江戸時代の人々は、妖怪をどのように捉えていたのか。平安時代からは、憑いたり祟ったりすることで害を及ぼしてくる物理的に捕らえる事のできない物、祈祷で神仏を通じて祓うというものであった。それらが形骸化し、庶民が力をもつようになった江戸時代。市井の巷説が大量に記録される時代。江戸初期には、化け物はけだものという形で、物理的に対抗できる存在だった。祈祷よりも、刀や鉄砲、犬で対抗する。経るにつれ、妖怪がキャラクター化していく。幽霊よりも、狐狸に化かされる方が現実的と感じていたのが、現代との大きなギャップだ。

2022/08/09

ハルト

読了:◎ 江戸時代での狐狸や幽霊の扱われ方について語っている。
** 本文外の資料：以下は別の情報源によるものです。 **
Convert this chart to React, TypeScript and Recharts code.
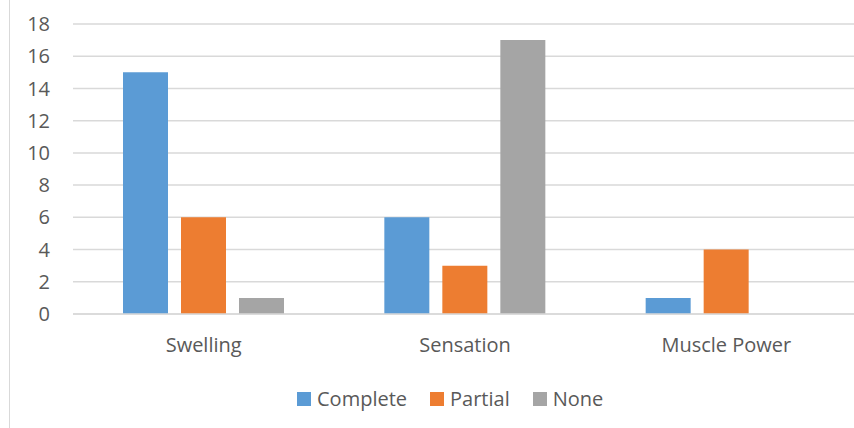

今では信じられないが、昔は幽霊より狐狸の存在が信じられていた。そんな妖怪のエピソードが真剣に書かれている。まだ西洋医学が入る前の話、人はどのように病を得るのかがはっきりとしていなかった時代。心身の不調などを妖怪の仕業として、祈祷し、祓うことでよくなると思っていた。今の時代に読むと、荒唐無稽な読み物のようなお話だが、当時の人達にとっては真剣に妖怪の仕業として悩み困っていたのだ。妖怪の娯楽読本として楽しめた。

2024/09/27

風竜胆

江戸時代は、妖怪に限らず、現代人の目から見れば、驚くようなことがたくさんある。正にワンダーランドだ。

2013/10/14

みさ

江戸時代の人々の思想に触れているかと思いましたが、話題になった事件簿を紹介することに重きを置いてます。 平安時代の生霊や生まれ変わりを信じることは理解できますが、江戸時代の「幽霊なんて存在するわけがない!さては狐の仕業だな」という感覚はつかみづらいです。 狐で裁かれた人物が裁かれたこともあるようですが、その記録は日本昔話のようなストーリーでした。 100年後、東スポのカッパ発見記事はどのように評価されるのでしょうか。